In computer technology, BUS is an interconnect that helps data to be transferred between CPU and different peripherals or between computers. A BUS facilitates an organized and usually co-operative access on resources. In contrast to point to point connections, a BUS can logically accommodate several peripherals irrespective of their type and functionality as long as it confirms to the rules specified by the BUS specification. While learning about storage domain, different types of BUS technologies and standards come in to picture. Let's take a closer look in to the different BUS standards used in storage technologies.
Common BUS Topologies
The BUS topology describes how peripherals are connected to the BUS physically. Usually, in a topology there will have one or more BUS Masters (usually CPU) and at least one Slave device ( usually peripheral). In some interconnect mechanisms, peripherals are also can be masters on the BUS. This facilitates transactions to be initiated at peripherals will in contrast to some mechanisms where CPU is the only Master and all transactions needed to be initiated by the CPU. The physical structure of the BUS (All devices directly connected to single data path) puts it in a position where all the connected devices must be highly co-operative. Any malfunctioning device may put the functionality of the BUS in risk unless the situation is handled properly. Following are the most common BUS topologies used..
- Multi Drop
- Daisy Chain
- Switched Hub
In Multi Drop topology, the devices are connected parallel on the BUS. The data transmitted by any device will be presented to all the other devices and it is up to each device whether it should accept or reject the data. If the data on the BUS matches with the criterion as per a device's requirements, the device may read in the data for further processing. Other wise the device will stay inactive as if no data is available on the BUS. A bus contention can happen if more than one device tries to transmit something on the BUS. To avoid this, Multi Drop Buses usually incorporate some kind of collision detection and correction mechanism as a part of the bus implementation. A very popular example for this is the CSMA/CD (Carrier sense multiple access with collision detection) implemented in Ethernet. In single master environments chances of collision are less unless more than one slave devices has got the same address or ID. But mostly this happens by a mistake only. The following picture shows a basic Multi Drop bus topology.

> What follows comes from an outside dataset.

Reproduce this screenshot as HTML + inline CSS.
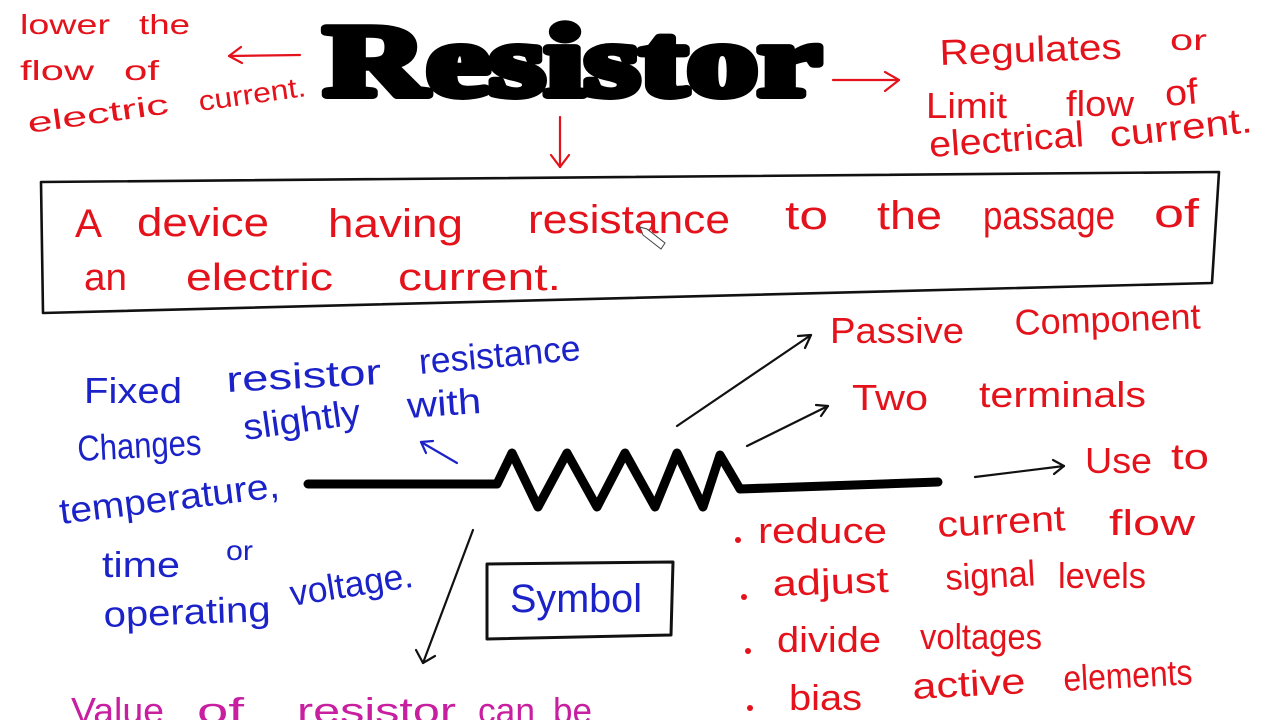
<!DOCTYPE html>
<html>
<head>
<meta charset="utf-8">
<style>
  html,body{margin:0;padding:0;background:#fff;}
  body{width:1280px;height:720px;overflow:hidden;}
  svg{display:block;}
  .hw{font-family:"Liberation Sans",sans-serif;}
  .r{fill:#e3121b;}
  .b{fill:#1a22c8;}
  .m{fill:#c81ea0;}
</style>
</head>
<body>
<svg width="1280" height="720" viewBox="0 0 1280 720" xmlns="http://www.w3.org/2000/svg">
  <rect width="1280" height="720" fill="#fff"/>

  <!-- Title -->
  <text x="324" y="95" style="font-family:'Liberation Serif',serif;font-weight:bold;font-size:102px;" textLength="497" lengthAdjust="spacingAndGlyphs" fill="#000" stroke="#000" stroke-width="8" stroke-linejoin="round">Resistor</text>

  <!-- Top-left red text -->
  <g class="r hw" font-size="28">
    <text x="20" y="34" textLength="90" lengthAdjust="spacingAndGlyphs">lower</text>
    <text x="139" y="34" textLength="51" lengthAdjust="spacingAndGlyphs">the</text>
    <text x="20" y="80" textLength="74" lengthAdjust="spacingAndGlyphs">flow</text>
    <text x="124" y="80" textLength="35" lengthAdjust="spacingAndGlyphs">of</text>
    <text x="29" y="133" textLength="142" lengthAdjust="spacingAndGlyphs" transform="rotate(-8 29 133)">electric</text>
    <text x="200" y="111" textLength="108" lengthAdjust="spacingAndGlyphs" transform="rotate(-8 200 111)">current.</text>
  </g>

  <!-- Top-right red text -->
  <g class="r hw" font-size="36">
    <text x="940" y="65" textLength="182" lengthAdjust="spacingAndGlyphs" transform="rotate(-2 940 65)">Regulates</text>
    <text x="1170" y="50" font-size="30" textLength="37" lengthAdjust="spacingAndGlyphs">or</text>
    <text x="926" y="118" textLength="81" lengthAdjust="spacingAndGlyphs">Limit</text>
    <text x="1066" y="116" textLength="68" lengthAdjust="spacingAndGlyphs">flow</text>
    <text x="1166" y="106" textLength="33" lengthAdjust="spacingAndGlyphs" transform="rotate(-5 1166 106)">of</text>
    <text x="930" y="157" textLength="155" lengthAdjust="spacingAndGlyphs" transform="rotate(-4 930 157)">electrical</text>
    <text x="1111" y="147" textLength="143" lengthAdjust="spacingAndGlyphs" transform="rotate(-6 1111 147)">current.</text>
  </g>

  <!-- Red arrows -->
  <g stroke="#e3121b" stroke-width="2.2" fill="none" stroke-linecap="round" stroke-linejoin="round">
    <line x1="300" y1="55" x2="229" y2="56"/>
    <polyline points="241,47 229,56 242,63"/>
    <line x1="560" y1="117" x2="560" y2="167"/>
    <polyline points="551,155 560,167 569,155"/>
    <line x1="833" y1="80" x2="899" y2="80"/>
    <polyline points="885,72 899,80 885,91"/>
  </g>

  <!-- Main box -->
  <polygon points="41,182 1219,172 1212,283 43,313" fill="none" stroke="#111" stroke-width="2.6" stroke-linejoin="round"/>

  <g class="r hw" font-size="40">
    <text x="75" y="237" textLength="27" lengthAdjust="spacingAndGlyphs">A</text>
    <text x="137" y="236" textLength="132" lengthAdjust="spacingAndGlyphs">device</text>
    <text x="328" y="237" textLength="135" lengthAdjust="spacingAndGlyphs">having</text>
    <text x="528" y="233" textLength="202" lengthAdjust="spacingAndGlyphs">resistance</text>
    <text x="785" y="229" textLength="43" lengthAdjust="spacingAndGlyphs">to</text>
    <text x="877" y="229" textLength="65" lengthAdjust="spacingAndGlyphs">the</text>
    <text x="983" y="229" textLength="132" lengthAdjust="spacingAndGlyphs">passage</text>
    <text x="1154" y="227" textLength="45" lengthAdjust="spacingAndGlyphs">of</text>
  </g>
  <g class="r hw" font-size="38">
    <text x="84" y="290" textLength="43" lengthAdjust="spacingAndGlyphs">an</text>
    <text x="186" y="290" textLength="147" lengthAdjust="spacingAndGlyphs">electric</text>
    <text x="398" y="290" textLength="163" lengthAdjust="spacingAndGlyphs">current.</text>
  </g>

  <!-- pen cursor -->
  <polygon points="640,227 647,229 665,243 661,249 643,235" fill="#fff" stroke="#444" stroke-width="1"/>

  <!-- Blue text -->
  <g class="b hw" font-size="36">
    <text x="84" y="403" textLength="98" lengthAdjust="spacingAndGlyphs">Fixed</text>
    <text x="227" y="392" textLength="155" lengthAdjust="spacingAndGlyphs" transform="rotate(-3 227 392)">resistor</text>
    <text x="420" y="374" textLength="162" lengthAdjust="spacingAndGlyphs" transform="rotate(-5 420 374)">resistance</text>
    <text x="78" y="461" textLength="124" lengthAdjust="spacingAndGlyphs" transform="rotate(-3 78 461)">Changes</text>
    <text x="245" y="440" textLength="118" lengthAdjust="spacingAndGlyphs" transform="rotate(-8 245 440)">slightly</text>
    <text x="408" y="418" textLength="74" lengthAdjust="spacingAndGlyphs" transform="rotate(-4 408 418)">with</text>
    <text x="61" y="524" textLength="221" lengthAdjust="spacingAndGlyphs" transform="rotate(-7 61 524)">temperature,</text>
    <text x="102" y="577" textLength="78" lengthAdjust="spacingAndGlyphs">time</text>
    <text x="226" y="560" font-size="28" textLength="27" lengthAdjust="spacingAndGlyphs">or</text>
    <text x="104" y="627" textLength="167" lengthAdjust="spacingAndGlyphs" transform="rotate(-2 104 627)">operating</text>
    <text x="292" y="606" textLength="124" lengthAdjust="spacingAndGlyphs" transform="rotate(-9 292 606)">voltage.</text>
  </g>

  <!-- Blue arrow -->
  <g stroke="#1a22c8" stroke-width="2.2" fill="none" stroke-linecap="round" stroke-linejoin="round">
    <line x1="457" y1="463" x2="421" y2="442"/>
    <polyline points="426,453 421,442 433,441"/>
  </g>

  <!-- Resistor symbol -->
  <polyline points="308,484 497,484 512,453 538,507 567,453 597,507 625,453 655,507 677,453 703,507 720,455 740,489 938,482" fill="none" stroke="#000" stroke-width="9" stroke-linecap="round" stroke-linejoin="round"/>

  <!-- Symbol box -->
  <polygon points="487,564 673,562 671,635 487,639" fill="none" stroke="#111" stroke-width="3" stroke-linejoin="round"/>
  <text class="b hw" x="510" y="612" font-size="40" textLength="132" lengthAdjust="spacingAndGlyphs">Symbol</text>

  <!-- Black arrows -->
  <g stroke="#111" stroke-width="2.2" fill="none" stroke-linecap="round" stroke-linejoin="round">
    <line x1="473" y1="530" x2="423" y2="663"/>
    <polyline points="416,650 423,663 435,656"/>
    <line x1="677" y1="426" x2="811" y2="335"/>
    <polyline points="798,336 811,335 805,348"/>
    <line x1="747" y1="446" x2="828" y2="406"/>
    <polyline points="816,405 828,406 821,416"/>
    <line x1="975" y1="477" x2="1064" y2="466"/>
    <polyline points="1053,460 1064,466 1054,474"/>
  </g>

  <!-- Right red text -->
  <g class="r hw" font-size="36">
    <text x="830" y="343" textLength="134" lengthAdjust="spacingAndGlyphs">Passive</text>
    <text x="1015" y="335" textLength="186" lengthAdjust="spacingAndGlyphs" transform="rotate(-2 1015 335)">Component</text>
    <text x="852" y="410" textLength="76" lengthAdjust="spacingAndGlyphs">Two</text>
    <text x="979" y="407" textLength="167" lengthAdjust="spacingAndGlyphs">terminals</text>
    <text x="1085" y="473" textLength="67" lengthAdjust="spacingAndGlyphs">Use</text>
    <text x="1171" y="469" textLength="38" lengthAdjust="spacingAndGlyphs">to</text>

    <text x="758" y="543" textLength="129" lengthAdjust="spacingAndGlyphs">reduce</text>
    <text x="938" y="537" textLength="128" lengthAdjust="spacingAndGlyphs" transform="rotate(-3 938 537)">current</text>
    <text x="1109" y="535" textLength="86" lengthAdjust="spacingAndGlyphs">flow</text>

    <text x="773" y="596" textLength="116" lengthAdjust="spacingAndGlyphs" transform="rotate(-2 773 596)">adjust</text>
    <text x="946" y="590" textLength="90" lengthAdjust="spacingAndGlyphs" transform="rotate(-3 946 590)">signal</text>
    <text x="1058" y="588" textLength="88" lengthAdjust="spacingAndGlyphs">levels</text>

    <text x="777" y="652" textLength="104" lengthAdjust="spacingAndGlyphs">divide</text>
    <text x="920" y="649" textLength="122" lengthAdjust="spacingAndGlyphs">voltages</text>

    <text x="789" y="710" textLength="73" lengthAdjust="spacingAndGlyphs">bias</text>
    <text x="913" y="699" textLength="113" lengthAdjust="spacingAndGlyphs" transform="rotate(-3 913 699)">active</text>
    <text x="1064" y="691" textLength="129" lengthAdjust="spacingAndGlyphs" transform="rotate(-3 1064 691)">elements</text>
  </g>
  <g fill="#e3121b">
    <circle cx="738" cy="540" r="3"/>
    <circle cx="744" cy="597" r="3"/>
    <circle cx="748" cy="651" r="3"/>
    <circle cx="750" cy="708" r="3"/>
  </g>

  <!-- Magenta text -->
  <g class="m hw" font-size="36">
    <text x="71" y="723" textLength="93" lengthAdjust="spacingAndGlyphs">Value</text>
    <text x="197" y="723" textLength="47" lengthAdjust="spacingAndGlyphs">of</text>
    <text x="297" y="723" textLength="159" lengthAdjust="spacingAndGlyphs">resistor</text>
    <text x="478" y="723" textLength="57" lengthAdjust="spacingAndGlyphs">can</text>
    <text x="553" y="723" textLength="39" lengthAdjust="spacingAndGlyphs">be</text>
  </g>
</svg>
</body>
</html>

Unlike in Multi Drop topology, Daisy Chain topology does not share a common data path among the connected devices. In this topology, each device is connected to two adjacent devices. Exception for this observation is the devices connected at the two ends of the topology. The following diagram will help to get a clear idea of how Daisy Chain topology looks like.
The major advantage of Daisy chain topology is that since it does not have a share data path, bus contention is practically zero. But a major disadvantage is that a device's direct accessibility is restricted to the two immediate peers only. If a device wants to communicate to another device which is not an immediate peer, the first device needs the help of either of the immediate peers. And if any device in the chain fails, the chain will be effectively broken in to two pieces and will be isolated from each other. As a solution for this, if the two devices in the far ends of the chain are connected together, we will get a Ring topology. In Ring topology, failure of one device won't break the entire network since in ring topology, two paths always exist between two devices. But if two devices happen to fail, the network will be broken.
Switched Hub topology
Switched Hub topology uses a Hub as a mediator for communication between devices. All access requests are routed through Hub only. The hub should be intelligent enough to rout the request to appropriate connected device. The following picture a switched hub topology.
The major advantage of this topology is that the chance for collision is virtually zero since all requests are routed through the Hub. And the disadvantages are increased cost due to additional hardware (Hub) and when the number of devices increases, the Hub will become a bottleneck in the network. The most popular examples of networks that use Hub topology are Ethernet and USB.